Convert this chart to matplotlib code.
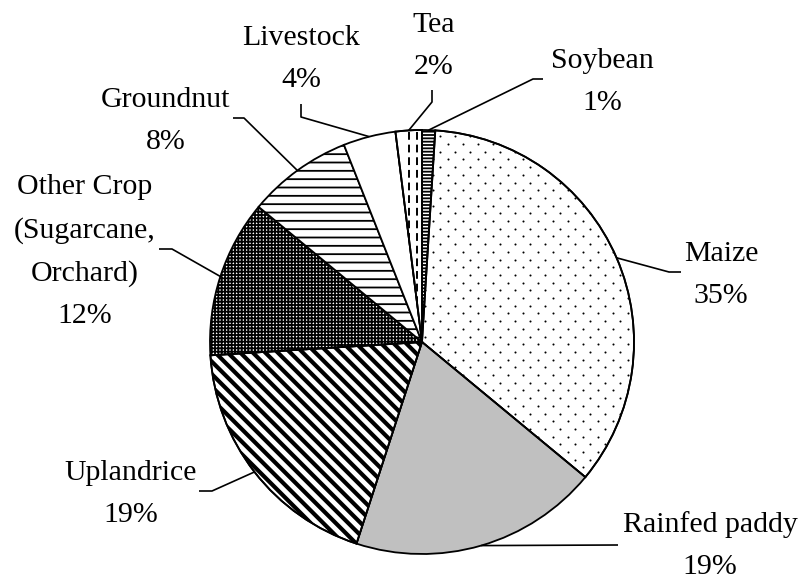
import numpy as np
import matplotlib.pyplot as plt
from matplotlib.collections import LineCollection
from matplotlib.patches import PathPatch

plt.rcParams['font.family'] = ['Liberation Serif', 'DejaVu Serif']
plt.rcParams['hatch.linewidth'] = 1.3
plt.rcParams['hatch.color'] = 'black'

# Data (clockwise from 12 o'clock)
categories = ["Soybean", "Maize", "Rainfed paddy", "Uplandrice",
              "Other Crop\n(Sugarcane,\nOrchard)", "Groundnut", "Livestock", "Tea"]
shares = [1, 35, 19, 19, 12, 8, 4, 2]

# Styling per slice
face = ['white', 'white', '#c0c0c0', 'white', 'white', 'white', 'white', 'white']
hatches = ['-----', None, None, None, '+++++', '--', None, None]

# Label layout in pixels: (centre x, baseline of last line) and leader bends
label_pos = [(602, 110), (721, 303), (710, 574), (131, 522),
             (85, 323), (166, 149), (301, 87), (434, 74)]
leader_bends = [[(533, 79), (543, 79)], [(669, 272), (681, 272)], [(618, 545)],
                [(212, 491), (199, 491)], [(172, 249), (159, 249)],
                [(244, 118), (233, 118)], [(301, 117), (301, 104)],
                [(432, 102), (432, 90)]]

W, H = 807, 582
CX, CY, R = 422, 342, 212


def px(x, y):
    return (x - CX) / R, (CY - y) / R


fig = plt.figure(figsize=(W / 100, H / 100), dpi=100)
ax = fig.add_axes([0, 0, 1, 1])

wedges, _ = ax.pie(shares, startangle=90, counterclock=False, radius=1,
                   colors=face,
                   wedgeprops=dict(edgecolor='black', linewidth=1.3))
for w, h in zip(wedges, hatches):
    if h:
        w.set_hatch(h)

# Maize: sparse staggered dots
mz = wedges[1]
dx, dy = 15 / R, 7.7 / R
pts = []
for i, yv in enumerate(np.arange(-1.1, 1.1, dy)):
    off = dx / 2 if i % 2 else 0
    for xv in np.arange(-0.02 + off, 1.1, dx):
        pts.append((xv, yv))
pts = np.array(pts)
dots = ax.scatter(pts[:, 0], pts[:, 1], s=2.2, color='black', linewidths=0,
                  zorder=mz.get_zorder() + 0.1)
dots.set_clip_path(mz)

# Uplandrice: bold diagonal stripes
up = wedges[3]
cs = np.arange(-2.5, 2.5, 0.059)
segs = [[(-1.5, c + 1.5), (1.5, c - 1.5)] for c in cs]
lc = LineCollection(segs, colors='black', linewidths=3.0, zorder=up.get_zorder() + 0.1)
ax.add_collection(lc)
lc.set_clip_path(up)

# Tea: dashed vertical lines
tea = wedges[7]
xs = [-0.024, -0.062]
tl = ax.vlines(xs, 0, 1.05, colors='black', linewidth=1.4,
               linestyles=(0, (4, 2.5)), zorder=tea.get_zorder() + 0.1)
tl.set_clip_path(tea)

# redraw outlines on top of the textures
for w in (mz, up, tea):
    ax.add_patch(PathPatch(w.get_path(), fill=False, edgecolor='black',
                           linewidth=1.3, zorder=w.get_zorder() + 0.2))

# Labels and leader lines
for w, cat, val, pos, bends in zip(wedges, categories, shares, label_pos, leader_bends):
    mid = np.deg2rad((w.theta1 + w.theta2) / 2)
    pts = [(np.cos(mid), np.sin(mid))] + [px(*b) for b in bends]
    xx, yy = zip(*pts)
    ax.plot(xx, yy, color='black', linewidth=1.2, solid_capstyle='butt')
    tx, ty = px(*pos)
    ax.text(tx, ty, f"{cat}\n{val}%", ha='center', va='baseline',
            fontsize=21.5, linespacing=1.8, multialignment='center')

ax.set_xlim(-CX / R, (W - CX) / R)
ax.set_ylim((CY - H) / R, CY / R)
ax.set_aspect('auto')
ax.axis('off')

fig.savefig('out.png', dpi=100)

▶ _WHAT THE TASK REQUIRES_
Exactly as they appear, print the lines of the listing above from its first line through the line that contains "from matplotlib.patches import PathPatch", minus the pictures.

▶ _SOLUTION TO THIS EXERCISE_
Convert this chart to matplotlib code.
import numpy as np
import matplotlib.pyplot as plt
from matplotlib.collections import LineCollection
from matplotlib.patches import PathPatch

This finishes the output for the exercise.